Both complaints originally named as defendants French banking giant Credit Lyonnais and a French-government-controlled company.
But in February, just days before Garamendi's trial was slated to begin in Matz's courtroom, Credit Lyonnais, the French government and all other defendants except for Pinault and Artemis settled with Garamendi and another plaintiff for $600 million. An undetermined amount of the settlement is expected to be paid eventually to Executive Life policyholders.
How much, if any, those policyholders might be entitled to receive as a result of the tangled verdicts that concluded Garamendi's case could be decided by the trial jury if Garamendi and Pinault can't reach an agreement.
But Matz is leaning hard on the parties, including Lockyer, to cut a deal with his court-appointed mediator, Boston University law professor Eric Green, that could put the case to rest once and for all.
The judge said he wanted "to put an end to the spectacle" of Lockyer and Garamendi "competing with the other to recover money on behalf of California from what is now ... a considerably reduced pot."
Matz described Lockyer's lawsuit as a potential roadblock to reaching a settlement, and he admonished the attorney general and the insurance commissioner at a May 19 status conference to represent "the full interests of the state of California" and not "merely to try to pursue some kind of conquest that looks good politically."

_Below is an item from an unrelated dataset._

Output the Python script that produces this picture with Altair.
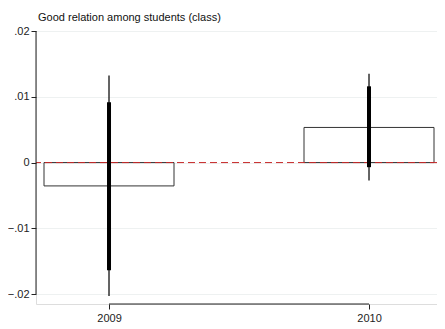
import altair as alt
import pandas as pd

# ---- data ----
years = [2009, 2010]
coef = [-0.00355, 0.00534]
ci_inner_lo = [-0.01636, -0.0007]
ci_inner_hi = [0.00915, 0.01159]
ci_outer_lo = [-0.0203, -0.00274]
ci_outer_hi = [0.01322, 0.01352]
y_ticks = [-0.02, -0.01, 0, 0.01, 0.02]
title_text = "Good relation among students (class)"

df = pd.DataFrame({
    "year": years, "coef": coef,
    "lo90": ci_inner_lo, "hi90": ci_inner_hi,
    "lo95": ci_outer_lo, "hi95": ci_outer_hi,
})

HALF = 0.25
W, H = 401, 273
FONT = "Liberation Sans"

xs = alt.Scale(domain=[2008.7192, 2010.2615], nice=False, zero=False)
ys = alt.Scale(domain=[-0.0215, 0.02], nice=False, zero=False)

base = alt.Chart(df)

axis_layer = base.mark_point(opacity=0).encode(
    x=alt.X("year:Q", scale=xs,
            axis=alt.Axis(values=years, format="d", title=None, domain=False,
                          grid=False, tickSize=5, tickColor="#222",
                          labelFont=FONT, labelFontSize=11, labelColor="#222",
                          labelPadding=3)),
    y=alt.Y("coef:Q", scale=ys,
            axis=alt.Axis(values=y_ticks, title=None, domain=False, grid=True,
                          gridColor="#eef1f1", gridWidth=1, tickSize=5,
                          tickColor="#222", labelFont=FONT, labelFontSize=11,
                          labelColor="#222", labelPadding=2,
                          labelExpr="datum.value == 0 ? '0' : replace(format(datum.value, '.2f'), '0.', '.')")),
)

bars = base.transform_calculate(
    x0=f"datum.year - {HALF}", x1=f"datum.year + {HALF}", zero="0"
).mark_rect(fill="white", fillOpacity=0, stroke="#333", strokeWidth=1).encode(
    x=alt.X("x0:Q", scale=xs),
    x2="x1:Q",
    y=alt.Y("zero:Q", scale=ys),
    y2="coef:Q",
)

zero_line = alt.Chart(pd.DataFrame({"v": [0]})).mark_rule(
    color="#c62828", strokeDash=[7, 4], strokeWidth=1
).encode(y=alt.Y("v:Q", scale=ys))

ci_outer = base.mark_rule(color="#111", strokeWidth=1.3).encode(
    x=alt.X("year:Q", scale=xs), y=alt.Y("lo95:Q", scale=ys), y2="hi95:Q")
ci_inner = base.mark_rule(color="#000", strokeWidth=4).encode(
    x=alt.X("year:Q", scale=xs), y=alt.Y("lo90:Q", scale=ys), y2="hi90:Q")

yaxis_line = alt.Chart(pd.DataFrame({"a": [y_ticks[0]], "b": [y_ticks[-1]]})).mark_rule(
    color="#222", strokeWidth=1).encode(
    x=alt.value(0), y=alt.Y("a:Q", scale=ys), y2="b:Q")
xaxis_line = alt.Chart(pd.DataFrame({"a": [years[0]], "b": [years[-1]]})).mark_rule(
    color="#222", strokeWidth=1).encode(
    y=alt.value(H), x=alt.X("a:Q", scale=xs), x2="b:Q")

chart = alt.layer(axis_layer, bars, zero_line, ci_outer, ci_inner, yaxis_line, xaxis_line).properties(
    width=W, height=H,
    title=alt.TitleParams(title_text, anchor="start", frame="group", font=FONT,
                          fontSize=11, fontWeight="normal", color="#111",
                          offset=2, dx=2),
    autosize=alt.AutoSizeParams(type="none"),
    padding={"left": 28, "top": 23, "right": 0, "bottom": 20},
).configure_view(stroke=None, clip=False).configure(background="white")

chart.save("out.html", embed_options={"renderer": "svg", "actions": False})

Lockyer spokesman Tom Dresslar bristled at the judge's criticism.
"The [attorney general] is the top law enforcement official in the state," he said. "We're not out to conquer anyone. We're out to vindicate the laws of this state and the policyholders of Executive Life."
Dresslar said Lockyer would send a representative to this week's parlay. Because Lockyer's suit isn't in Matz's court, the judge doesn't have the option of ordering him to appear personally on pain of a contempt citation.
Lockyer's complaint, though similar to Garamendi's, has a key difference: It accuses investment bankers Apollo Advisors of playing a key role in orchestrating "the timing of formal transfers of ownership from the phony fronts to Artemis in order to avoid public scrutiny."